Politica
Sanità, in emergenza il riassetto degli ospedali è quello giusto?
Con una velocità encomiabile, visti i tempi della burocrazia italiana, si spostano i servizi tra un nosocomio e un altro, si riattivano sedi, si riaprono ambulatori. Il grosso delle chirurgie del San Donato prende la strada del Centro Chirurgico Toscano, la chirurgia ortopedica se ne va al San Giuseppe e molti altri cambiamenti mutano il volto della sanità provinciale. Tutto questo sommovimento è pensato per liberare spazi al San Donato, in vista della possibile ondata di Covid-19 che si abbatterà (forse) sulla Toscana. Si è così deciso di giocare d’anticipo, senza mezze misure, con scelte forti, in grado di dar risposte a bisogni essenziali.
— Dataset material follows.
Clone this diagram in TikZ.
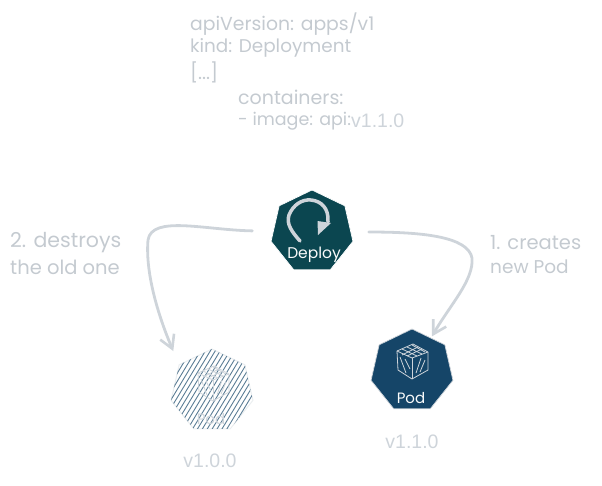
\documentclass[tikz,border=0pt]{standalone}
\usepackage{fontspec}
\setmainfont{Poppins}
\newfontfamily\plainfont{Liberation Sans}
\usetikzlibrary{arrows.meta,shapes.geometric}
\definecolor{soft}{HTML}{CED4DA}
\definecolor{softer}{HTML}{DEE2E6}
\definecolor{softtext}{HTML}{C4CAD0}
\definecolor{teal}{HTML}{0B4650}
\definecolor{navy}{HTML}{154568}
\tikzset{
  hepta/.style={regular polygon,regular polygon sides=7,minimum size=84pt,inner sep=0pt,outer sep=0pt},
  conn/.style={draw=soft,line width=2.8pt,line cap=round,line join=round,-{Straight Barb[length=13pt,width=15pt,line width=2.6pt]}},
  hand/.style={text=softtext,font=\fontsize{#1}{24}\selectfont,inner sep=0pt,anchor=west},
  ver/.style={text=soft,font=\plainfont\fontsize{19.5}{22}\selectfont,inner sep=0pt},
  icon/.style={line width=.8pt,line join=round}
}
\newcommand{\podicon}[3]{%
  \begin{scope}[shift={(#1,#2)},icon,draw=#3]
    \draw (-15,-10) -- (1,-17) -- (16,-9) -- (0,-3) -- cycle;
    \draw (-15,-10) -- (-14,9) -- (0,18) -- (16,9) -- (16,-9);
    \draw (0,-3) -- (0,18);
    \draw (-10,-12) -- (5,-5) (-5,-14) -- (10,-7) (0,-16) -- (13,-9);
    \draw (-10,-6) -- (6,-14) (-5,-5) -- (10,-12);
    \draw (-12,-4) -- (-6,12) (-7,-2) -- (-2,8) (4,12) -- (9,-3) (8,11) -- (13,-1);
  \end{scope}}
\begin{document}
\begin{tikzpicture}[x=1pt,y=-1pt]
\useasboundingbox (0,0) rectangle (602,485);
% YAML text
\node[hand=18.8] (l1) at (190,24) {apiVersion: apps/v1};
\node[hand=18.4] (l2) at (190,48) {kind: Deployment};
\node[hand=19] (l3) at (190,72) {[...]};
\node[hand=19] (l4) at (238,97) {containers:};
\node[hand=17.5] (l5) at (238,121) {- image: api:};
\node[ver,anchor=west] (l6) at (351,121) {v1.1.0};
% Deploy
\node[hepta,fill=teal,draw=white,line width=.7pt] (deploy) at (312,232) {};
\draw[soft,line width=3.5pt,line cap=round] (300,241) .. controls (292,232) and (286,224) .. (289,215) .. controls (293,205) and (302,199) .. (311,200) .. controls (321,201) and (329,208) .. (328,222);
\fill[soft] (317.5,221) -- (331,223) -- (318,235) -- cycle;
\node[text=white!90!soft,font=\fontsize{15.5}{16}\selectfont,inner sep=0pt] (deploylabel) at (314,255) {Deploy};
% New pod
\node[hepta,fill=navy,draw=soft,line width=.7pt] (pod) at (412,371) {};
\podicon{412}{361}{soft}
\node[text=white!90!soft,font=\fontsize{15}{16}\selectfont,inner sep=0pt] (podlabel) at (411,398) {Pod};
% Old pod
\node[hepta,draw=softer!60,line width=1pt] (old) at (212,391) {};
\begin{scope}
  \clip (old.corner 1) -- (old.corner 2) -- (old.corner 3) -- (old.corner 4) -- (old.corner 5) -- (old.corner 6) -- (old.corner 7) -- cycle;
  \foreach \i in {0,...,36}
    \draw[navy!70,line width=.9pt] (132+4.9*\i,440) -- ++(58,-96);
\end{scope}
\podicon{213}{383}{soft}
\node[text=soft,font=\fontsize{15}{16}\selectfont,inner sep=0pt] (oldlabel) at (211,419) {Pod};
% Connectors
\draw[conn,shorten <=18pt,shorten >=2pt] (deploy) .. controls (420,232) and (468,236) .. (472,258) .. controls (474,280) and (450,305) .. (pod);
\draw[conn,shorten <=21pt,shorten >=15pt] (deploy) .. controls (205,230) and (152,215) .. (148,240) .. controls (145,275) and (160,320) .. (old.corner 2);
% Labels
\node[hand=19.5] (c1) at (490,243) {1. creates};
\node[hand=18.5] (c2) at (490,267) {new Pod};
\node[hand=20.5] (d1) at (10,243) {2. destroys};
\node[hand=19.5] (d2) at (10,267) {the old one};
\node[ver] (v1) at (412,442) {v1.1.0};
\node[ver] (v0) at (210,461) {v1.0.0};
\end{tikzpicture}
\end{document}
In questa situazione sbaglia chi si pone il problema da che parte penda la bilancia: se ne avvantaggia il pubblico? Se ne avvantaggia il privato? L’importante è che al netto di quest’operazione siano i cittadini a trarne vantaggio.
Tuttavia, da uomo poco addentro ai problemi tecnico-organizzativi, mi pongo il tema della rete degli ospedali di vallata. Poteva essere questa l’occasione per rimediare all’impoverimento e al sottoutilizzo in cui versano quelle strutture? Nel nefasto frangente del coronavirus, l’azienda ha fatto la scelta di deviare su La Fratta l’oculistica, su Sansepolcro la dermatologia e su Bibbiena l’endoscopia digestiva. Funzioni importanti, ma che non qualificano un nosocomio e non spostano di un grammo gli equilibri. In una situazione come quella che stiamo attraversando, dove il Presidente Rossi setaccia la Toscana per trovare strutture sanitarie, forse non è del tutto comprensibile lasciare sale operatorie chiuse, reparti semi-deserti e personale qualificato confinato in strutture periferiche alle quali è restituita solo una minima parte delle potenzialità. Sono considerazioni da uomo della strada, piccola cosa, perché, di fronte all’emergenza, ogni dubbio diventa insignificante, anzi, peggio, diventa un sabotaggio.